▶ TASK TO CARRY OUT: Beginning with the first line, set down every line through the one containing "Speyer / Rhein</text>", exactly as it appears, but not the pictures.

▶ COLLECTED MATERIAL:
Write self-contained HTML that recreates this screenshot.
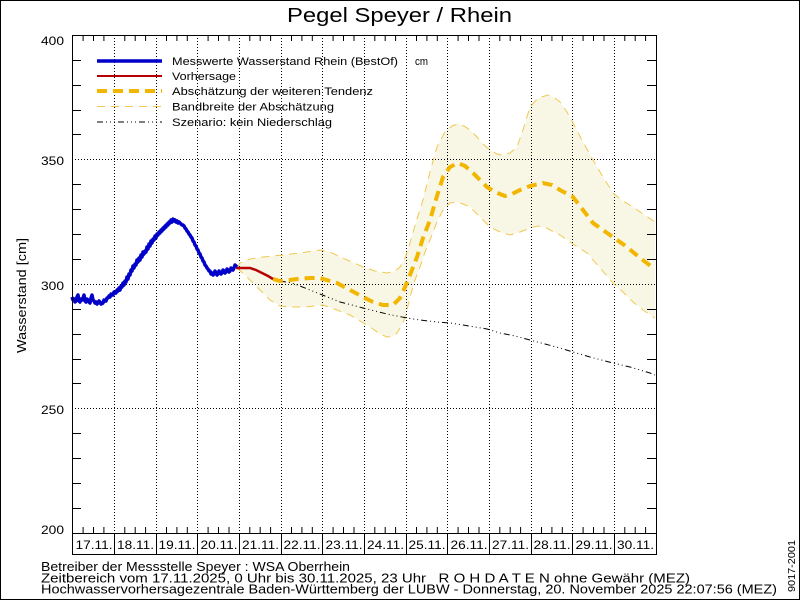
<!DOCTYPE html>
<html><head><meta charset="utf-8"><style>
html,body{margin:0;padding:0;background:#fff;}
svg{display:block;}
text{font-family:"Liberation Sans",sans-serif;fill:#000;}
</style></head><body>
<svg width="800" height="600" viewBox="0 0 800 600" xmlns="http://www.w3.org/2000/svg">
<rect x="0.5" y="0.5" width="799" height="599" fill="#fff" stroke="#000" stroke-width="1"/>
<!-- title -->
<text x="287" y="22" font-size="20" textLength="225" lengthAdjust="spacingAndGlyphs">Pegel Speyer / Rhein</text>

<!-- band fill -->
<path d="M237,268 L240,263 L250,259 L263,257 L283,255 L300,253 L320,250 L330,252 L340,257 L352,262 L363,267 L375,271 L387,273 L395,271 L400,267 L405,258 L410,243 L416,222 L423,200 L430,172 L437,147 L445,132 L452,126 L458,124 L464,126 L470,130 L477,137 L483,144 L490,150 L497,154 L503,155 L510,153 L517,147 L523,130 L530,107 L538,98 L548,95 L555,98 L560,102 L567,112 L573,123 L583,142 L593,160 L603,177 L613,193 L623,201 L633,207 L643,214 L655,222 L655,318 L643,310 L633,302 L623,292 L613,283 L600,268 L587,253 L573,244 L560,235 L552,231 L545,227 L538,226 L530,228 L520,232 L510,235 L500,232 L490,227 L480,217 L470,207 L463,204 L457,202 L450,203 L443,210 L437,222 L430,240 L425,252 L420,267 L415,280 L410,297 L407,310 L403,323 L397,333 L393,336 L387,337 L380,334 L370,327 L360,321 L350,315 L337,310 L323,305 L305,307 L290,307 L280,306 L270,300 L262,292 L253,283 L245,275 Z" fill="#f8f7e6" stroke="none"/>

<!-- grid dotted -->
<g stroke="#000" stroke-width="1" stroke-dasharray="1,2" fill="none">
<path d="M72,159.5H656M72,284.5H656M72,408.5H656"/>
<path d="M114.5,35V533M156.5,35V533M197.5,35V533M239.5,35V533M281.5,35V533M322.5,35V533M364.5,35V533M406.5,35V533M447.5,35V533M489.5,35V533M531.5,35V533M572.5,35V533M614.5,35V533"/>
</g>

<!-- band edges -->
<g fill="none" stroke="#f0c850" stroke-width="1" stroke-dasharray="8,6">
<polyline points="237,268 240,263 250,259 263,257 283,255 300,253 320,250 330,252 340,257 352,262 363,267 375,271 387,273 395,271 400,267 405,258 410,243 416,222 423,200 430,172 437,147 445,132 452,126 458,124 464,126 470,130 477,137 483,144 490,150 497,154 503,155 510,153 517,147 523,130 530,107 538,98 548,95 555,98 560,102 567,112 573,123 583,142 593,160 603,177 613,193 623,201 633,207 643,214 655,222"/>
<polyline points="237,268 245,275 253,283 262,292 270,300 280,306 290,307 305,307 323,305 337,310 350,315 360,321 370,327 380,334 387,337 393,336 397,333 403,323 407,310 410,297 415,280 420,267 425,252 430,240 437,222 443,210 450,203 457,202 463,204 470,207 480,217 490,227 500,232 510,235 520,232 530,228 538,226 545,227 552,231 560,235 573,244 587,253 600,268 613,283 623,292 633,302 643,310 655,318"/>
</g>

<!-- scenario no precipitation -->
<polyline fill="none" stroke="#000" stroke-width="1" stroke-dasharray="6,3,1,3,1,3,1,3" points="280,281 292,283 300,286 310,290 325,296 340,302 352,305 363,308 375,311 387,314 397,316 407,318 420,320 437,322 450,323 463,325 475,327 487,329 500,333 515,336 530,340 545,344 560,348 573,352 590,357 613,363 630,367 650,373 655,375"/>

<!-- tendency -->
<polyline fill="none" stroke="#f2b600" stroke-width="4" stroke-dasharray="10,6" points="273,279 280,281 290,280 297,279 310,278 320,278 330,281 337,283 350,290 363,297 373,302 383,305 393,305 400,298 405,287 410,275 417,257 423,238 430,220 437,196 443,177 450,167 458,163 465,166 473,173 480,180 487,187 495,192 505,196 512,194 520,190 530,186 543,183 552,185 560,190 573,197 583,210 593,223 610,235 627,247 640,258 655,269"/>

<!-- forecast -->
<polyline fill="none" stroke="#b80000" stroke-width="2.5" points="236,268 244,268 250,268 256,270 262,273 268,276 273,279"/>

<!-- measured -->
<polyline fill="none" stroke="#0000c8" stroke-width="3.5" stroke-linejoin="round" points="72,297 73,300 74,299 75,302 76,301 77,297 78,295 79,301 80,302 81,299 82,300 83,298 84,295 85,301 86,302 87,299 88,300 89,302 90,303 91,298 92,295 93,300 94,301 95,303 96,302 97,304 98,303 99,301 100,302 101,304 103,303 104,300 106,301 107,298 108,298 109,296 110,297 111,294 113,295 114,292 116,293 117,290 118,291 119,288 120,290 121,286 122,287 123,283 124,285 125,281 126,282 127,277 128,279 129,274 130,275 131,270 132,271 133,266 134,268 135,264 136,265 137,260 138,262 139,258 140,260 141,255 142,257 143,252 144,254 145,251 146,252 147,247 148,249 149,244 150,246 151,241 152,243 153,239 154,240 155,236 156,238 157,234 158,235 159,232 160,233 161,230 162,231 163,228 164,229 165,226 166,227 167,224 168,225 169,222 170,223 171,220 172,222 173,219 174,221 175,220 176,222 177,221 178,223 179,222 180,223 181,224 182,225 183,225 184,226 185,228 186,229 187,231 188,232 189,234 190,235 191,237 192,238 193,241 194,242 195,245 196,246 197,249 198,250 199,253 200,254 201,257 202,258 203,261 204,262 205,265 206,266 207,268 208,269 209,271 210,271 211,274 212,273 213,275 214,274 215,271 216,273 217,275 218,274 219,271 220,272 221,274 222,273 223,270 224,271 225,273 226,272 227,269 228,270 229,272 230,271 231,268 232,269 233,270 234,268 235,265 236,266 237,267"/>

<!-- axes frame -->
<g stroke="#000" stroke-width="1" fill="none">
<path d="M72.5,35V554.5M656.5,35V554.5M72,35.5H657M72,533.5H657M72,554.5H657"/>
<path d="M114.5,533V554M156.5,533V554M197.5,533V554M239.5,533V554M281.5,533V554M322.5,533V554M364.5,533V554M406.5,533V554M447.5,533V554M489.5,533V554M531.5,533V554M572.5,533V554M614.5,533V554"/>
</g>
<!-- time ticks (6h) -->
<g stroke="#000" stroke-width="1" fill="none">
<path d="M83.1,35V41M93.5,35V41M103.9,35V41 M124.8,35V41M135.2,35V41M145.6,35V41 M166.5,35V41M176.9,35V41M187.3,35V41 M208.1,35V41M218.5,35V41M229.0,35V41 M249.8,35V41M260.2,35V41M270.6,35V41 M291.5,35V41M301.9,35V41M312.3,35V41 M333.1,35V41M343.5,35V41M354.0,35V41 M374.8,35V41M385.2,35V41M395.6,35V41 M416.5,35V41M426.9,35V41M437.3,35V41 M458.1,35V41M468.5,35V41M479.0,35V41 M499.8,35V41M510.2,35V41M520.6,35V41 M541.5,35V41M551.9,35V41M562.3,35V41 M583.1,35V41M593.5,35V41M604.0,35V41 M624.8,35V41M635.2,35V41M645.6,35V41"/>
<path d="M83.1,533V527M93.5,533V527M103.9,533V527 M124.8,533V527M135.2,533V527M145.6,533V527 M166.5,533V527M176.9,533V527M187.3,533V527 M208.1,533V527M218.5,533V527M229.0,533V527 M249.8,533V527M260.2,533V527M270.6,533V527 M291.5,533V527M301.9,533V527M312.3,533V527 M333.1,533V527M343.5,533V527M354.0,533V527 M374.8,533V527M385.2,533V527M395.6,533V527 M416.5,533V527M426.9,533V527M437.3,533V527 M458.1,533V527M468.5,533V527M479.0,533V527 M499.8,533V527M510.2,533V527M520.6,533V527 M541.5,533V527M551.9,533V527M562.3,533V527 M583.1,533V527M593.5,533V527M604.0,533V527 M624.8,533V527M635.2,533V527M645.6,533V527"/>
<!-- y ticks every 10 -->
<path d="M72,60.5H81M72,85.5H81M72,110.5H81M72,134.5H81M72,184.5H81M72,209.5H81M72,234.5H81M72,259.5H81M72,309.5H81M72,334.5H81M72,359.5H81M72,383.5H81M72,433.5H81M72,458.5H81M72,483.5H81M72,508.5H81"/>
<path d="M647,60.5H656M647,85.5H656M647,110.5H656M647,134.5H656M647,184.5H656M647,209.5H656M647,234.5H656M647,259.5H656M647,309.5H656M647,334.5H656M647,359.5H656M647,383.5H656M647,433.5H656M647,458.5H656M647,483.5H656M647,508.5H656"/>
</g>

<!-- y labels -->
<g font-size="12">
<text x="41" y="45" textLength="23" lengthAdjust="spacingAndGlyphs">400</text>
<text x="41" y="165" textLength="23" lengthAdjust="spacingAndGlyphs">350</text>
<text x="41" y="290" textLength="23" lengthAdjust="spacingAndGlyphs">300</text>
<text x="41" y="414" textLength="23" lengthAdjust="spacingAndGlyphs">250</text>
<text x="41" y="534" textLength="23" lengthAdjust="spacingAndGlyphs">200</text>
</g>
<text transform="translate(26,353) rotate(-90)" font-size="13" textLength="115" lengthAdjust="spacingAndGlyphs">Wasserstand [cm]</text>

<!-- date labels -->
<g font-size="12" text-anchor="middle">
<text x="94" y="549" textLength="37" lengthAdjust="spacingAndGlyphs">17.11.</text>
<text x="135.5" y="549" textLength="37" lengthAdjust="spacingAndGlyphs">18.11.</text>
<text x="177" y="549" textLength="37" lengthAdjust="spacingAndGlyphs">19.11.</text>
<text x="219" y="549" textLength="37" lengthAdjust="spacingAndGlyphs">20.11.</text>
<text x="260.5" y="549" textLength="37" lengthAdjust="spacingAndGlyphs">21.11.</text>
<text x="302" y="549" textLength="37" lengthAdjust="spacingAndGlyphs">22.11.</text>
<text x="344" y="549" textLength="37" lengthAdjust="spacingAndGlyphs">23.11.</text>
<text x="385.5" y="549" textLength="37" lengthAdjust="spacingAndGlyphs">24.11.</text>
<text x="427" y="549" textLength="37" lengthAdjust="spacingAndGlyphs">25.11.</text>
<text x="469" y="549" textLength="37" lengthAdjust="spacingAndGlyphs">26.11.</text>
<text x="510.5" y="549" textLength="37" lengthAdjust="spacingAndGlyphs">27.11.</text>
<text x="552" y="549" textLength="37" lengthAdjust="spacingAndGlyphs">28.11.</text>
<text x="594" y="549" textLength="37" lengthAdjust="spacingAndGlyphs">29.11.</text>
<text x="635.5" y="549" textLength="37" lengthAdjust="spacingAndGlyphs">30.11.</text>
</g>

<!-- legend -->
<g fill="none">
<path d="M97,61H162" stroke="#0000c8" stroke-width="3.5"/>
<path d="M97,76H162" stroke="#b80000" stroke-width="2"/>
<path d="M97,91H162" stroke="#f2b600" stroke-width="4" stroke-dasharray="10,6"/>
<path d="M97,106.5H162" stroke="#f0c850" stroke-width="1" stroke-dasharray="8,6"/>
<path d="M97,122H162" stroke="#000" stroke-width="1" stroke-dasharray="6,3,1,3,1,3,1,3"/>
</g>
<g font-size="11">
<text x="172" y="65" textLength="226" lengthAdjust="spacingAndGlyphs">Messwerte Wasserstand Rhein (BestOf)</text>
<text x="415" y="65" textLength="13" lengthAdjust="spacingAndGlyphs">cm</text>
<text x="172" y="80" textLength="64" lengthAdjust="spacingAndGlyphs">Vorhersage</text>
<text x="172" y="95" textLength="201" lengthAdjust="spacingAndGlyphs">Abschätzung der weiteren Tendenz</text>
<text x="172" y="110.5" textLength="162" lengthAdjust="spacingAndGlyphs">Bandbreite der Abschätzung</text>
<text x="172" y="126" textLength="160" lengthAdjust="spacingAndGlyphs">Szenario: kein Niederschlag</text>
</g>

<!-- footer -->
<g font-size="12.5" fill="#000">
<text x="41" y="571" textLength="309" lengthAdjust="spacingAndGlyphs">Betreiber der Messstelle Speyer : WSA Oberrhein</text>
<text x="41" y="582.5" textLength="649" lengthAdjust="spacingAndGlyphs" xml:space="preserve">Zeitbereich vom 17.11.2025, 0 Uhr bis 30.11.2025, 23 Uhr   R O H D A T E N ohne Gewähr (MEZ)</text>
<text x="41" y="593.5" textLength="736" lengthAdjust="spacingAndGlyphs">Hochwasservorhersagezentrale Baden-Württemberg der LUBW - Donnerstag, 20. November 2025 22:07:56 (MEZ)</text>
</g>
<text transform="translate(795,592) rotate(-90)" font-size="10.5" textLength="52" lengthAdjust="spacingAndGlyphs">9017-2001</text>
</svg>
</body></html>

▶ ANSWER TO THIS EXERCISE:
Write self-contained HTML that recreates this screenshot.
<!DOCTYPE html>
<html><head><meta charset="utf-8"><style>
html,body{margin:0;padding:0;background:#fff;}
svg{display:block;}
text{font-family:"Liberation Sans",sans-serif;fill:#000;}
</style></head><body>
<svg width="800" height="600" viewBox="0 0 800 600" xmlns="http://www.w3.org/2000/svg">
<rect x="0.5" y="0.5" width="799" height="599" fill="#fff" stroke="#000" stroke-width="1"/>
<!-- title -->
<text x="287" y="22" font-size="20" textLength="225" lengthAdjust="spacingAndGlyphs">Pegel Speyer / Rhein</text>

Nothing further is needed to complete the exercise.